Monday, June 27, 2022

What to Cook Right Now

Lean into longer recipes (if you dare), or roast canned or frozen artichokes for a flavorful lemon spaghetti.

What to Cook Right Now

Hello there. By now you've heard from Melissa Clark, Priya Krishna and Genevieve Ko instead of Sam Sifton, who's been traveling. (It takes a village to cover for Sam.) And now, you've got me. I'm the Food and Cooking editor of The New York Times, and I'm tickled to be your host on this summer Monday morning.

Because the writing I do is usually focused on fast and furious recipes for dinner — here's the plug for my weekly newsletter, Five Weeknight Dishes — I'm especially thrilled to write about food that does not entirely meet that description.

Take, for instance, these delectable pulled pork sandwiches: This is a recipe that you probably shouldn't make after work, unless you work half-days at a butcher shop and then proceed straight home to put the meat in the oven for several hours. Or there's this silky corn risotto. Make it tonight only if you can take calls with the camera off so no one sees you stirring. If your afternoon requires running errands or wrangling small children, I might skip the baked Alaska. But that's me.

However, I can't help but tell you about a few under-45-minute gems. Naz Deravian's beautiful new recipe for lemon spaghetti with roasted artichokes (above) calls for canned or frozen artichokes. Yewande Komolafe's coconut fish and tomato bake is one of my weeknight favorites, and Hetty McKinnon's silken tofu with spicy soy dressing is a simple stunner that takes only five minutes to make. Ali Slagle's summer shrimp scampi with tomatoes and corn is as good as it sounds.

I'm also drawn to this recipe for marinated mozzarella, tomatoes and olives from David Tanis, which can be on the table in about 20 minutes. Tomato bruschetta is a snackier version of the same idea. (We have a lot more tomato recipes collected over here.)

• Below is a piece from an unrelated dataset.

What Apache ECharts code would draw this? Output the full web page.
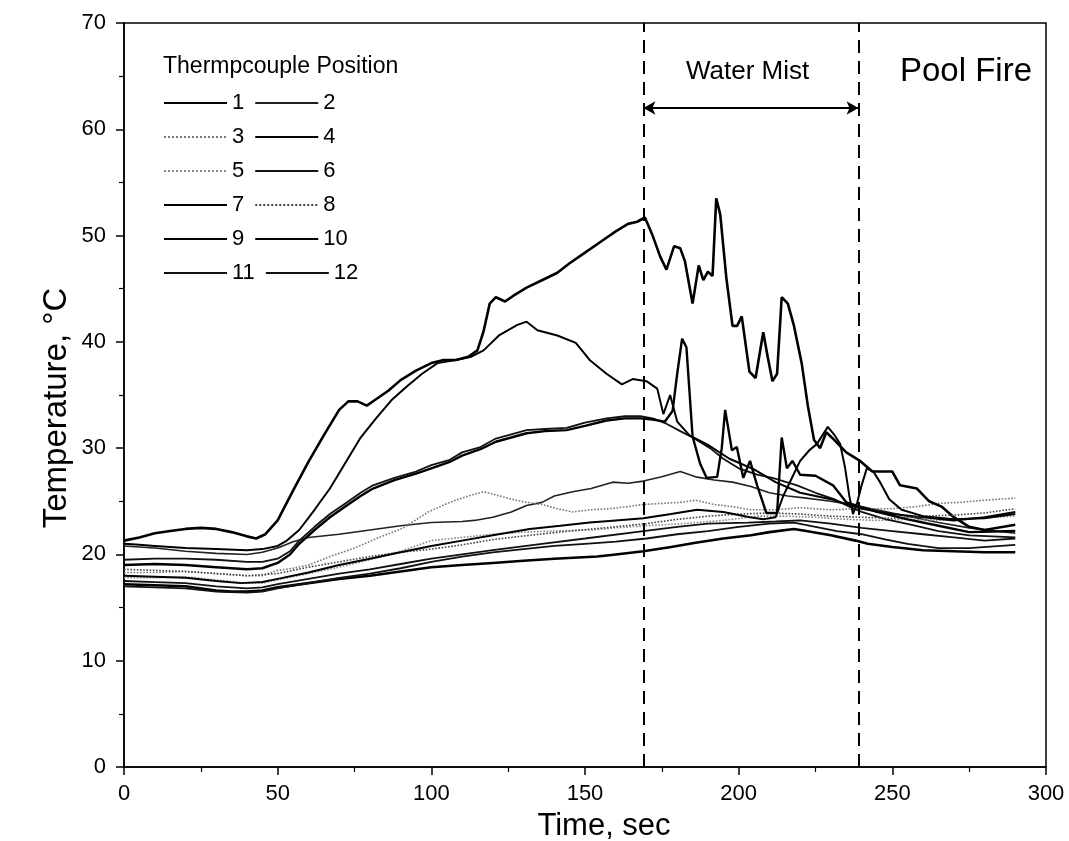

And unlike Sam, I have a sweet tooth. (Though he once told me that for dessert at a dinner party he placed a Klondike bar on each guest's plate. Brilliant!) I would love to direct your attention to Yossy Arefi's new lemon raspberry cornmeal cake, and these Key lime pie bars from Samantha Seneviratne, either of which would be ideal for the long weekend ahead. I'm meh on oatmeal raisin cookies, but love oatmeal chocolate chippers. Lemon bundt cake would be superb on a sunny afternoon. And really, there are few summer recipes more sublime than a blueberry pie.

Many thousands more recipes to cook this week are waiting on New York Times Cooking. You'll need a subscription to access them; please consider supporting our work by subscribing today. My colleagues are standing by at cookingcare@nytimes.com if you need help signing up.

Sam returns on Wednesday. Until then, join me in bingeing the true-crime drama "The Staircase" on HBO Max, and then Googling "How much of 'The Staircase' really happened?" I'm also very into Gary Shteyngart's latest novel, "Our Country Friends." And, because I'm a Tina Brown completist with a minor royals fascination, I read "The Palace Papers" on a recent beach trip, the perfect venue for her delicious prose.

Thanks for having me today. Talk to you soon, I hope.